Aesthetic is the whole package. What would Rez be without the styling? Probably not half as fun. And this doesn't mean that graphics should trump game play but that it should enhance it instead. Look at Doom 3 for example (which I suppose could actually be an argument either way).
With Portal it's the graphics but more it's also the humour - the cold, pitch black humour which has spawned all the in jokes. I'm contemplating purchasing a WCC tshirt and a series of Aperture motivational posters. From a game that was shorter than an average length film and had about 60 lines of dialogue. WTF? I mean seriously. I felt bad for the gun turrets FFS. I am not an overly emotional man, prone to tears, hootings, ululations, renting of hair or tearing of clothes yet I felt guilty for flipping over something that was SHOOTING BULLETS AT ME. What sort of witchcraft is this?
So we have a novel game mechanic, slick presentation, jet black jokes and a pitch perfect difficulty curve. And we can see how these things combine to become more than the whole by going back and downloading Narbacular Drop which, since it's by the same people who did Portal before Valve cannily hired them all, exactly the same game. Just
not nearly as good.
It's like one of those dream experiments where they have identical twins and lock one in a all white room and raise one normally and then take them paintballing on their 13th birthday or something. Not my dream you understand, just a theoretical gedanken experiment. I just mean that we can quantitatively measure the positive effects of a unified aesthetic when combined with a game play mechanism.
Aaaaaaaaanyway.
Something bothered me though. And I couldn't quite put my finger on it. And so I mulled. Which is actually pretty hard to do actively. Mulling is a essentially a passive activity but, with practice one can mull actively without straying into "thinking" territory.
And at some point, it dawned on me, round about the 8th or 9th mug of tea of the day.
Sure Portal is good. But actually, in a way, only the game play mechanic and the humour are exceptional. Prey had a similar game play mechanic and it's not considered a modern classic. There have been other funny games but it doesn't guarantee them legend status.
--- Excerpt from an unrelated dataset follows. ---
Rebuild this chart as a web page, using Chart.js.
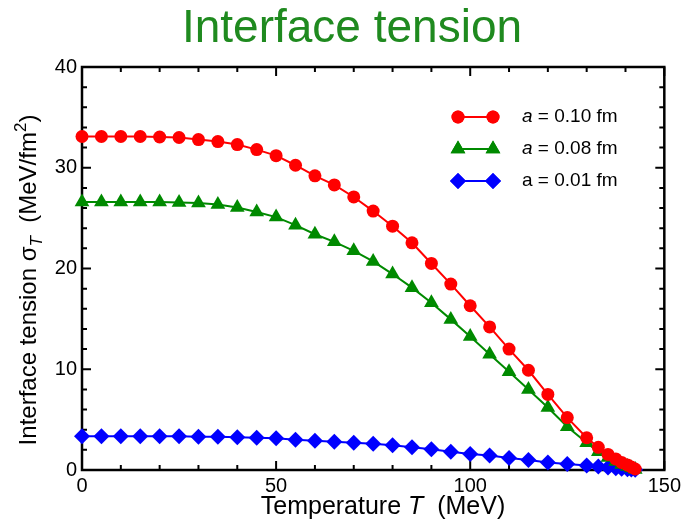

It's that whole package again and the fact that Portal stands out as a shining beacon in a sea of mediocre turds.
Not to dismiss Valve's remarkable achievement but Portal is made to look extra special because 99% of other games released are self indulgent crap. Look back at that point that I said I'd come back to. I was praising the fact that Portal didn't actively piss me off. How fucked up is that? I know that balancing game play is an art rather than a science but if you're no good at you're job then you should be fired. We don't go watch a film, realise that it's boring and then say "Well, editing the film to smooth out the pacing and heighten emotions is a difficult skill to master so I'll just put up with it". We don't look idly out the window as our plane plummets groundwards thinking "You know what, I'm going to give the pilot a break because, gosh darn it, this flying stuff is pretty tricky all round".
Fuck that shit.
We've put up with lame ass games for too long. With poorly designed pieces of crap that are derivative and generic and padded with repetitious, derivative, clichéd levels in order to justify the ever more ludicrous price tag. We've become so brain washed that we confuse lens flare and bloom for aesthetic.
Sod that, as they say in my country, for a game of toy soldiers.
If there's one thing my year in exile has taught me is that I can go with games for a year like some sort of Camelus dromedarius ludens and so now I'm going to do something radical - I'm only going to play games that are fun and if nothing comes out that tickles my fancy then there's always Rock Band and Mr Driller to tide me over.